Slayer é a descrição crua do que há de pior na humanidade e dos atos mais ignominiosos cometidos pelo ser humano: genocídios, assassinatos em série, guerra, fundamentalismo religioso. E tudo isso é feito sem o menor laivo de moralidade ou cagação de regra: a descrição é tão cortante e objetiva quanto os riffs compostos, em sua maioria, por Jeff Hanneman. Ao mesmo tempo em que narra, afronta, e como que diz: isso é o que somos. Mas não se fala apenas de insanidade e assassinato: o Slayer também se volta contra o governo e contra a tirania, o alistamento militar, a opressão. As letras pueris sobre magia negra foram deixadas na cesta de CDs das Lojas Americanas em 1992; hoje o Slayer é o que toda banda punk pensou em ser e jamais conseguiu, com a distinta vantagem de soar infinitamente melhor.

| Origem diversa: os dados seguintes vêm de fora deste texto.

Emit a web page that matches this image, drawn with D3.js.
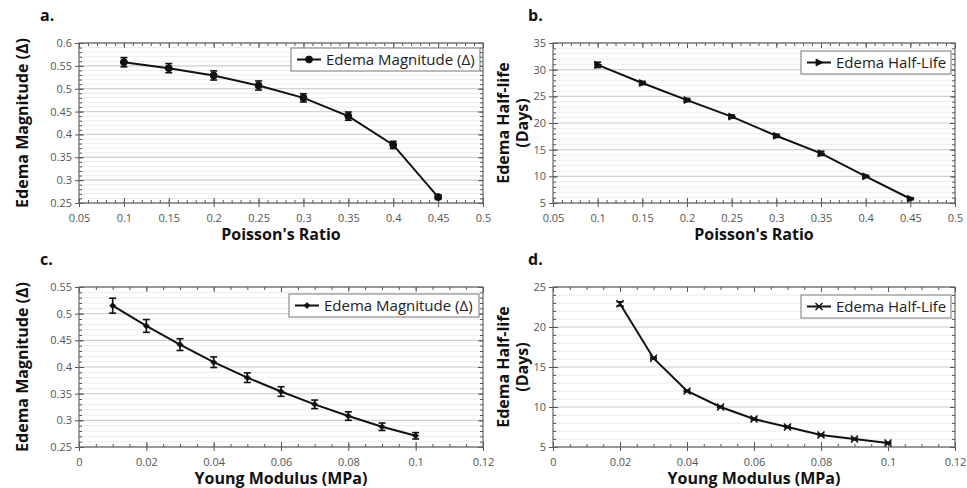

É o que o destino reservou para uma banda que já usou maquiagem e era para se chamar "Dragonslayer". Mas não apenas o destino: também as capacidades de Jeff Hanneman. Eis, por exemplo, uma lista de dez solos memoráveis tocados por ele: http://rateyourmusic.com/list/benh_999/top_10_guitar_solos_by_jeff_hanneman

Consulte os encartes de seus CDs: ele escreveu quase tudo. Quase todas as letras, quase todos os riffs. "Angel of Death", um dos maiores clássicos, é dele. Jeff Hanneman É Reign in Blood, o clássico supremo do Slayer. Jeff Hanneman É o Slayer.


As notícias vão chegando, inclusive essa. Parece, afinal, que não foi uma morte tão prematura ou inesperada, para quem sabia das circunstâncias. Só se pode conjecturar o quanto ele precisou beber para se matar aos 49 anos - certamente é uma quantia proporcional à falta que o Slayer fazia em sua vida. E dificilmente haverá Slayer sem Jeff Hanneman. Eis aí um motivo de tristeza - e um cara que, certamente, não vai descansar em paz, mas inzonar o inferno.